您将看到一个名为 primaryKey 的 JSON 属性。如果您的流具有名为 uniqueCol1 和 uniqueCol2 的去重列,且 isDeleted 列为 isDeletedCol,则模式应如下所示:
"primaryKey": {
"columns": [
"uniqueCol1",
"uniqueCol2"
],
"resolution": {
"type": "duplicate",
"duplicate": {
"resolutionStrategy": {
"type": "customStrategy",
"customStrategy": {}
},
"deletionColumn": "isDeletedCol"
}
}
}
如果未设置主键,模式将显示 null:
"primaryKey": null
要手动设置或移除主键,您可以编辑模式 JSON 以指定上述格式的键,或使用 null 移除键。如果您手动设置主键,我们强烈建议将相同的列设置为分区键列。
:::callout{theme="neutral"} 保证顺序的唯一方法是在整个流数据血缘中设置分区键列。设置后,分区键列将自动向下游传播。即使流被配置为只有一个分区,由于 Flink 应用程序扩展和非确定性处理记录的方式,也不一定能保证顺序。 :::
流键最佳实践¶
请谨慎选择分区键,因为导致记录分布效率低下的键可能会人为增加负载并限制吞吐量。如果顺序对您的用例很重要,请将分区键设置为您希望保持顺序的通用分组标识符,例如电子邮件 ID、客户 ID 或组织 ID。如果顺序对您的用例不重要,您可以选择使用唯一 ID 作为键,或者完全不为流使用键。

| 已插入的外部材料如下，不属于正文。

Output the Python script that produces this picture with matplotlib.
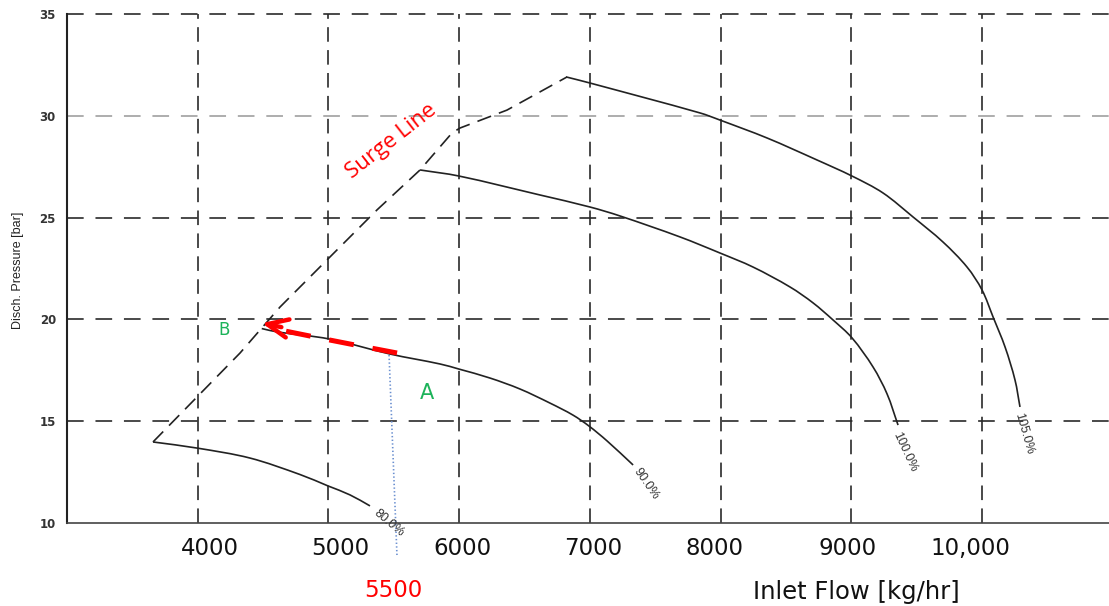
import matplotlib
matplotlib.use("Agg")
import matplotlib.pyplot as plt
import matplotlib.transforms as mtransforms
from matplotlib.path import Path
from matplotlib.patches import PathPatch
import numpy as np

plt.rcParams["lines.scale_dashes"] = False

# ---- compressor map data ----
flow_80 = [3658, 3995, 4400, 4783, 4997, 5165, 5318]
p_80 = [13.98, 13.68, 13.19, 12.38, 11.82, 11.38, 10.84]

flow_90 = [4490, 4614, 5005, 5471, 5854, 5999, 6236, 6466, 6695, 6871, 6994, 7132, 7331]
p_90 = [19.55, 19.38, 19.04, 18.30, 17.81, 17.56, 17.12, 16.58, 15.89, 15.30, 14.76, 14.03, 12.85]

flow_100 = [5701, 6000, 6619, 7001, 7231, 7690, 7996, 8249, 8532, 8708, 8861, 9006, 9167, 9274, 9358]
p_100 = [27.34, 27.04, 26.11, 25.52, 25.08, 24.05, 23.26, 22.57, 21.59, 20.81, 19.97, 19.09, 17.66, 16.34, 14.81]

flow_105 = [6818, 7001, 7843, 7996, 8356, 8738, 9006, 9243, 9473, 9702, 9886, 10001, 10085, 10177, 10253, 10291]
p_105 = [31.91, 31.61, 30.14, 29.79, 28.91, 27.83, 27.04, 26.21, 25.03, 23.80, 22.57, 21.44, 20.12, 18.64, 17.02, 15.70]

surge_flow = [3658, 4324, 4630, 4989, 5372, 5701, 5946, 6007, 6366, 6826]
surge_p = [13.98, 18.35, 20.61, 22.92, 25.38, 27.34, 29.16, 29.40, 30.28, 31.91]

# operating point move A -> B along the 90 % speed line
move_flow = [5525, 5190, 5000, 4668]
move_p = [18.35, 18.76, 19.00, 19.43]
arrow_tail = (4640, 19.62)
arrow_tip = (4490, 19.82)

# vertical marker at the selected flow
marker_flow = [5464, 5525]
marker_p = [18.25, 8.33]
selected_flow = 5500

speed_labels = ["80.0%", "90.0%", "100.0%", "105.0%"]
speed_label_flow = [5464, 7430, 9412, 10322]
speed_label_p = [10.0, 11.9, 13.5, 14.4]
speed_label_rot = [-40, -55, -65, -74]

x_ticks = [4000, 5000, 6000, 7000, 8000, 9000, 10000]
x_tick_labels = ["4000", "5000", "6000", "7000", "8000", "9000", "10,000"]
y_ticks = [10, 15, 20, 25, 30, 35]


def smooth_path(ax, xs, ys):
    """Chord-length Catmull-Rom curve through the points, as cubic Beziers.

    Chord lengths are measured in screen units so uneven point spacing and
    the different axis scales do not cause overshoot.
    """
    pts = np.column_stack([xs, ys]).astype(float)
    scr = ax.transData.transform(pts)
    n = len(pts)
    d = np.hypot(*np.diff(scr, axis=0).T)
    t = np.concatenate([[0], np.cumsum(d)])
    tang = np.zeros_like(pts)
    for i in range(n):
        a = max(i - 1, 0)
        b = min(i + 1, n - 1)
        tang[i] = (pts[b] - pts[a]) / (t[b] - t[a])
    verts = [pts[0]]
    codes = [Path.MOVETO]
    for i in range(n - 1):
        h = t[i + 1] - t[i]
        verts += [pts[i] + tang[i] * h / 3, pts[i + 1] - tang[i + 1] * h / 3, pts[i + 1]]
        codes += [Path.CURVE4] * 3
    return Path(verts, codes)


# ---- figure ----
fig = plt.figure(figsize=(11.09, 6.06), dpi=100)
ax = fig.add_axes([67 / 1109, 83 / 606, 1042 / 1109, 509 / 606])
ax.set_xlim(3000, 10972)
ax.set_ylim(10, 35)

for side in ("top", "right"):
    ax.spines[side].set_visible(False)
ax.spines["left"].set_linewidth(1.5)
ax.spines["left"].set_color("#222222")
ax.spines["bottom"].set_linewidth(1.2)
ax.spines["bottom"].set_color("#444444")

# dashed grid
for x in x_ticks:
    ax.plot([x, x], [10, 35], color="#2a2a2a", lw=1.2, ls=(0, (10.5, 6)), zorder=1)
for y in [15, 20, 25, 30, 35]:
    col = "#a0a0a0" if y == 30 else "#2a2a2a"
    ax.plot([3000, 10972], [y, y], color=col, lw=1.2, ls=(0, (12, 8.5)),
            zorder=1, clip_on=False)

# speed lines
for f, p in [(flow_80, p_80), (flow_90, p_90), (flow_100, p_100), (flow_105, p_105)]:
    ax.add_patch(PathPatch(smooth_path(ax, f, p), fill=False, edgecolor="#222222",
                           lw=1.2, zorder=3))

# surge line
ax.plot(surge_flow, surge_p, color="#222222", lw=1.2, ls=(0, (10.5, 6)), zorder=3)

# operating point move
ax.plot(move_flow, move_p, color="#ff0000", lw=3.6, ls=(0, (18, 13.7)),
        solid_capstyle="butt", dash_capstyle="butt", zorder=4)
ax.annotate("", xy=arrow_tip, xytext=arrow_tail,
            arrowprops=dict(arrowstyle="->,head_length=0.75,head_width=0.33",
                            color="#ff0000", lw=3.2, mutation_scale=20,
                            shrinkA=0, shrinkB=0), zorder=5)

ax.plot(marker_flow, marker_p, color="#6a8fd0", lw=1.2, ls=":", zorder=4, clip_on=False)

# annotations
ax.text(5755, 16.4, "A", color="#1db35a", fontsize=15, family="DejaVu Sans",
        ha="center", va="center")
ax.text(4201, 19.48, "B", color="#1db35a", fontsize=12, family="DejaVu Sans",
        ha="center", va="center")
ax.text(5479, 28.76, "Surge Line", color="#ff0000", fontsize=16, family="Open Sans",
        rotation=38, rotation_mode="anchor", ha="center", va="center")

for lab, fx, py, rot in zip(speed_labels, speed_label_flow, speed_label_p, speed_label_rot):
    ax.text(fx, py, lab, fontsize=9, color="#333333", family="Liberation Sans",
            rotation=rot, rotation_mode="anchor", ha="center", va="center", zorder=6)

# axes labels and ticks
ax.set_yticks(y_ticks)
ax.set_yticklabels([str(v) for v in y_ticks], fontsize=8.5, fontweight="bold",
                   color="#333333", family="DejaVu Sans")
ax.tick_params(axis="y", length=0, pad=8)
ax.set_xticks([])

label_nudge_px = [12, 12, 3, 3, -6, -4, -12]
xt = mtransforms.blended_transform_factory(ax.transData, ax.transAxes)
for v, lab, dx in zip(x_ticks, x_tick_labels, label_nudge_px):
    tr = xt + mtransforms.ScaledTranslation(dx / 100, 0, fig.dpi_scale_trans)
    ax.text(v, -0.051, lab, transform=tr, fontsize=16.5, family="DejaVu Sans",
            color="#111111", ha="center", va="center", clip_on=False)

ax.text(selected_flow, -0.132, str(selected_flow), transform=xt, fontsize=16.5,
        family="DejaVu Sans", color="#ff0000", ha="center", va="center", clip_on=False)

fig.text(856 / 1109, 1 - 592 / 606, "Inlet Flow [kg/hr]", fontsize=17.5,
         family="DejaVu Sans", color="#111111", ha="center", va="center")
fig.text(18 / 1109, 1 - 270 / 606, "Disch. Pressure [bar]", fontsize=9,
         family="Liberation Sans", rotation=90,
         color="#222222", ha="center", va="center")

fig.savefig("out.png", dpi=100)
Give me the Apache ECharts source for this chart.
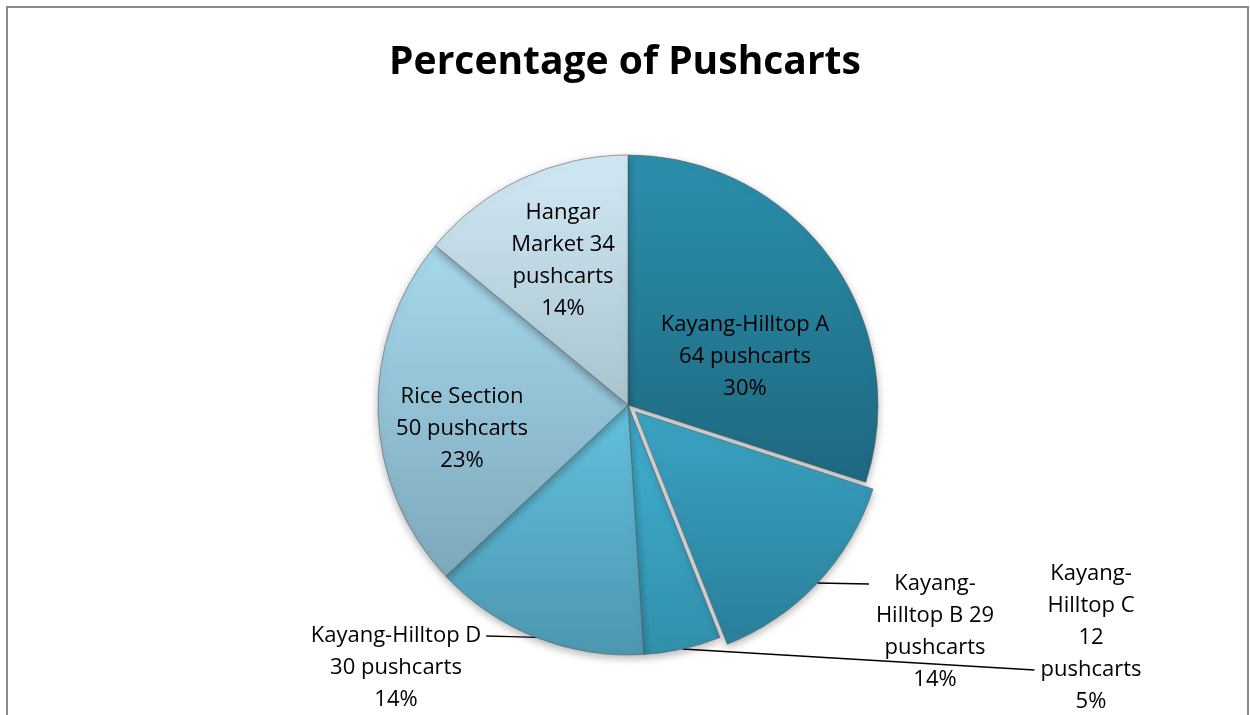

最终流输出的顺序保证强度取决于流序列(由 Kafka 主题支持)和转换(Flink 作业)中最弱的保证。因此,请确保维护所需的顺序,并为整个数据血缘设置正确的分区键,从将记录提取到 Foundry 的初始流提取开始。顺序保证不会强于您提取数据的源系统。例如,如果您使用 Kafka 连接器从 Kafka 提取数据,请将分区键列设置为等于 Kafka 键列,以便 Foundry 在您的系统上保持等效的顺序保证。
此外,如果在一系列数据转换期间完全更改分区列(以及顺序保证),可能会出现问题。如果在应用新的 Key by 转换之前保证了不同的顺序,该转换将接收与新添加的键列顺序不符的记录;这些记录在转换序列中将保持错误的顺序。